EXERCISE DESCRIPTION -> Write the listing below out again exactly, dropping the images.

DATASET SECTION ->
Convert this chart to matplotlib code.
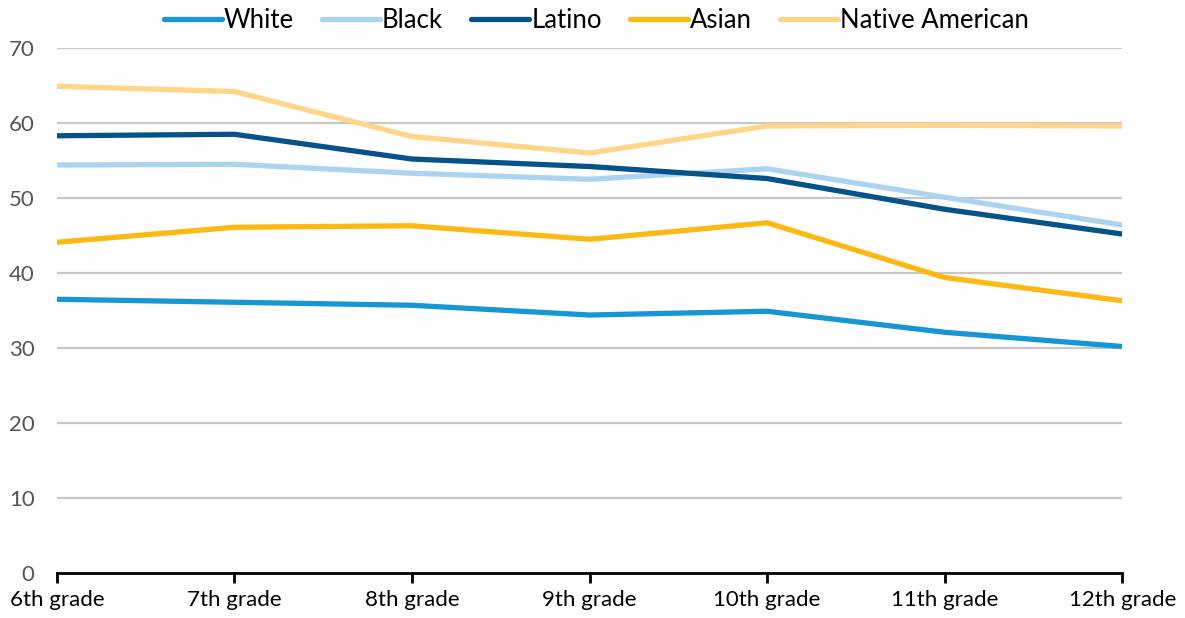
import matplotlib
matplotlib.use('Agg')
import matplotlib.pyplot as plt

# 数据：按年级的各族群比例
grades = ['6th grade', '7th grade', '8th grade', '9th grade',
          '10th grade', '11th grade', '12th grade']
white = [36.5, 36.1, 35.7, 34.4, 34.9, 32.1, 30.2]
black = [54.4, 54.5, 53.3, 52.5, 53.9, 50.1, 46.4]
latino = [58.3, 58.5, 55.2, 54.2, 52.6, 48.5, 45.2]
asian = [44.1, 46.1, 46.3, 44.5, 46.7, 39.4, 36.3]
native = [64.9, 64.2, 58.2, 56.0, 59.6, 59.7, 59.6]

series = [
    ('White', white, '#1696d2'),
    ('Black', black, '#acd4f0'),
    ('Latino', latino, '#06538a'),
    ('Asian', asian, '#fdb913'),
    ('Native American', native, '#fdd68a'),
]

plt.rcParams['font.family'] = ['Lato', 'DejaVu Sans']

fig = plt.figure(figsize=(11.85, 6.18), dpi=100)
ax = fig.add_axes([0.048, 0.0728, 0.899, 0.8495])

x = list(range(len(grades)))
for name, vals, color in series:
    ax.plot(x, vals, color=color, lw=3.8, label=name,
            solid_capstyle='round', solid_joinstyle='round', zorder=3)

ax.set_xlim(0, len(grades) - 1)
ax.set_ylim(0, 70)
ax.set_yticks(range(0, 71, 10))
ax.set_xticks(x)
ax.set_xticklabels(grades)

ax.grid(axis='y', color='#c8c8c8', lw=1.6, zorder=0)
ax.set_axisbelow(True)
for s in ['top', 'right', 'left']:
    ax.spines[s].set_visible(False)
ax.spines['bottom'].set_linewidth(2)
ax.spines['bottom'].set_color('black')
ax.spines['bottom'].set_zorder(4)

ax.tick_params(axis='y', length=0, pad=16, labelsize=16, labelcolor='#555555')
ax.tick_params(axis='x', length=7, width=2, pad=5, labelsize=16, labelcolor='black')

leg = ax.legend(loc='center', bbox_to_anchor=(0.5065, 1.053), ncol=5,
                frameon=False, fontsize=18.5, handlelength=2.25,
                handletextpad=0.08, columnspacing=1.1)

fig.savefig('out.png', dpi=100)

WRITTEN RESPONSE ->
Convert this chart to matplotlib code.
import matplotlib
matplotlib.use('Agg')
import matplotlib.pyplot as plt

# 数据：按年级的各族群比例
grades = ['6th grade', '7th grade', '8th grade', '9th grade',
          '10th grade', '11th grade', '12th grade']
white = [36.5, 36.1, 35.7, 34.4, 34.9, 32.1, 30.2]
black = [54.4, 54.5, 53.3, 52.5, 53.9, 50.1, 46.4]
latino = [58.3, 58.5, 55.2, 54.2, 52.6, 48.5, 45.2]
asian = [44.1, 46.1, 46.3, 44.5, 46.7, 39.4, 36.3]
native = [64.9, 64.2, 58.2, 56.0, 59.6, 59.7, 59.6]

series = [
    ('White', white, '#1696d2'),
    ('Black', black, '#acd4f0'),
    ('Latino', latino, '#06538a'),
    ('Asian', asian, '#fdb913'),
    ('Native American', native, '#fdd68a'),
]

plt.rcParams['font.family'] = ['Lato', 'DejaVu Sans']

fig = plt.figure(figsize=(11.85, 6.18), dpi=100)
ax = fig.add_axes([0.048, 0.0728, 0.899, 0.8495])

x = list(range(len(grades)))
for name, vals, color in series:
    ax.plot(x, vals, color=color, lw=3.8, label=name,
            solid_capstyle='round', solid_joinstyle='round', zorder=3)

ax.set_xlim(0, len(grades) - 1)
ax.set_ylim(0, 70)
ax.set_yticks(range(0, 71, 10))
ax.set_xticks(x)
ax.set_xticklabels(grades)

ax.grid(axis='y', color='#c8c8c8', lw=1.6, zorder=0)
ax.set_axisbelow(True)
for s in ['top', 'right', 'left']:
    ax.spines[s].set_visible(False)
ax.spines['bottom'].set_linewidth(2)
ax.spines['bottom'].set_color('black')
ax.spines['bottom'].set_zorder(4)

ax.tick_params(axis='y', length=0, pad=16, labelsize=16, labelcolor='#555555')
ax.tick_params(axis='x', length=7, width=2, pad=5, labelsize=16, labelcolor='black')

leg = ax.legend(loc='center', bbox_to_anchor=(0.5065, 1.053), ncol=5,
                frameon=False, fontsize=18.5, handlelength=2.25,
                handletextpad=0.08, columnspacing=1.1)

fig.savefig('out.png', dpi=100)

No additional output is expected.